Sarcoplasmic reticulum Ca2+ pumping kinetics regulates timing of local Ca2+ releases and spontaneous beating rate of rabbit sinoatrial node pacemaker cells.

RATIONALE

Sinoatrial node cells (SANCs) generate local, subsarcolemmal Ca(2+) releases (LCRs) from sarcoplasmic reticulum (SR) during late diastolic depolarization. LCRs activate an inward Na(+)-Ca(2+) exchange current (I(NCX)), which accelerates diastolic depolarization rate, prompting the next action potential (AP). The LCR period, ie, a delay between AP-induced Ca(2+) transient and LCR appearance, defines the time of late diastolic depolarization I(NCX) activation.
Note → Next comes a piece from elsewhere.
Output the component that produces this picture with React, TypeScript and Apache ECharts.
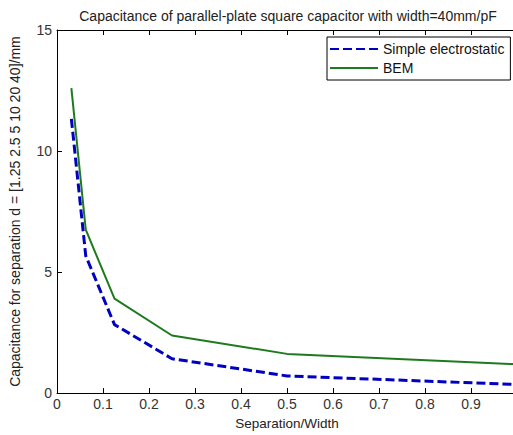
import React, { useEffect, useRef } from "react";
import * as echarts from "echarts";

const separationOverWidth = [0.03125, 0.0625, 0.125, 0.25, 0.5, 1.0];
const simpleElectrostatic = [11.33, 5.67, 2.83, 1.42, 0.71, 0.354];
const bem = [12.6, 6.75, 3.9, 2.38, 1.62, 1.19];
const seriesNames = ["Simple electrostatic", "BEM"];
const titleText = "Capacitance of parallel-plate square capacitor with width=40mm/pF";
const xAxisName = "Separation/Width";
const yAxisName = "Capacitance for separation d = [1.25 2.5 5 10 20 40]/mm";

const FONT = "Liberation Sans, Arial, sans-serif";

export default function App() {
  const ref = useRef<HTMLDivElement>(null);
  useEffect(() => {
    if (!ref.current) return;
    const chart = echarts.init(ref.current, undefined, { renderer: "svg" });
    const axisCommon = {
      axisLine: { show: true, lineStyle: { color: "#000", width: 1 } },
      axisTick: { show: true, inside: true, length: 5, lineStyle: { color: "#000" } },
      splitLine: { show: false },
    };
    chart.setOption({
      animation: false,
      backgroundColor: "#fff",
      textStyle: { fontFamily: FONT },
      title: {
        text: titleText,
        left: 283,
        textAlign: "center",
        top: 4,
        textStyle: { fontFamily: FONT, fontSize: 14, fontWeight: "normal", color: "#222" },
      },
      legend: {
        left: 327,
        top: 37,
        orient: "vertical",
        itemWidth: 48,
        itemHeight: 14,
        itemGap: 5,
        padding: [5, 6, 5, 2],
        borderColor: "#000",
        borderWidth: 1,
        backgroundColor: "#fff",
        itemStyle: { opacity: 0 },
        textStyle: { fontFamily: FONT, fontSize: 14, color: "#111" },
        data: seriesNames,
      },
      grid: { left: 55, top: 30, bottom: 40, right: 13 },
      xAxis: [
        {
          type: "value",
          min: 0,
          max: 1,
          interval: 0.1,
          name: xAxisName,
          nameLocation: "middle",
          nameGap: 22,
          nameTextStyle: { fontFamily: FONT, fontSize: 13.5, color: "#222" },
          ...axisCommon,
          axisLabel: {
            fontFamily: FONT,
            fontSize: 14,
            color: "#333",
            margin: 4,
            formatter: (v: number) => (v === 0 ? "0" : v >= 1 ? "" : v.toFixed(1)),
          },
        },
        {
          type: "value",
          position: "top",
          min: 0,
          max: 1,
          interval: 0.1,
          ...axisCommon,
          axisLabel: { show: false },
        },
      ],
      yAxis: [
        {
          type: "value",
          min: 0,
          max: 15,
          interval: 5,
          name: yAxisName,
          nameLocation: "middle",
          nameGap: 35,
          nameTextStyle: { fontFamily: FONT, fontSize: 14, color: "#222" },
          ...axisCommon,
          axisLabel: { fontFamily: FONT, fontSize: 14, color: "#333", margin: 5 },
        },
      ],
      series: [
        {
          name: seriesNames[0],
          type: "line",
          symbol: "none",
          data: separationOverWidth.map((x, i) => [x, simpleElectrostatic[i]]),
          lineStyle: { color: "#0000c0", width: 3, type: [9, 4] },
          itemStyle: { color: "#0000c0" },
          z: 3,
        },
        {
          name: seriesNames[1],
          type: "line",
          symbol: "none",
          data: separationOverWidth.map((x, i) => [x, bem[i]]),
          lineStyle: { color: "#1e7a1e", width: 2 },
          itemStyle: { color: "#1e7a1e" },
          z: 2,
        },
      ],
    });
    return () => chart.dispose();
  }, []);
  return (
    <div
      style={{ position: "absolute", left: 0, top: 0, width: 513, height: 435, overflow: "hidden" }}
    >
      <div ref={ref} style={{ width: 530, height: 435 }} />
    </div>
  );
}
Mechanisms that control the LCR period, however, are still unidentified.

OBJECTIVE

To determine dependence of the LCR period on SR Ca(2+) refilling kinetics and establish links between regulation of SR Ca(2+) replenishment, LCR period, and spontaneous cycle length.

METHODS AND RESULTS

Spontaneous APs and SR luminal or cytosolic Ca(2+) were recorded using perforated patch and confocal microscopy, respectively. Time to 90% replenishment of SR Ca(2+) following AP-induced Ca(2+) transient was highly correlated with the time to 90% decay of cytosolic Ca(2+) transient (T-90(C)). Local SR Ca(2+) depletions mirror their cytosolic counterparts, LCRs, and occur following SR Ca(2+) refilling. Inhibition of SR Ca(2+) pump by cyclopiazonic acid dose-dependently suppressed spontaneous SANCs firing up to ≈50%. Cyclopiazonic acid and graded changes in phospholamban phosphorylation produced by β-adrenergic receptor stimulation, phosphodiesterase or protein kinase A inhibition shifted T-90(C) and proportionally shifted the LCR period and spontaneous cycle length (R(2)=0.98).

CONCLUSIONS

The LCR period, a critical determinant of the spontaneous SANC cycle length, is defined by the rate of SR Ca(2+) replenishment, which is critically dependent on SR pumping rate, Ca(2+) available for pumping, supplied by L-type Ca(2+) channel, and ryanodine receptor Ca(2+) release flux, each of which is modulated by cAMP-mediated protein kinase A-dependent phosphorylation.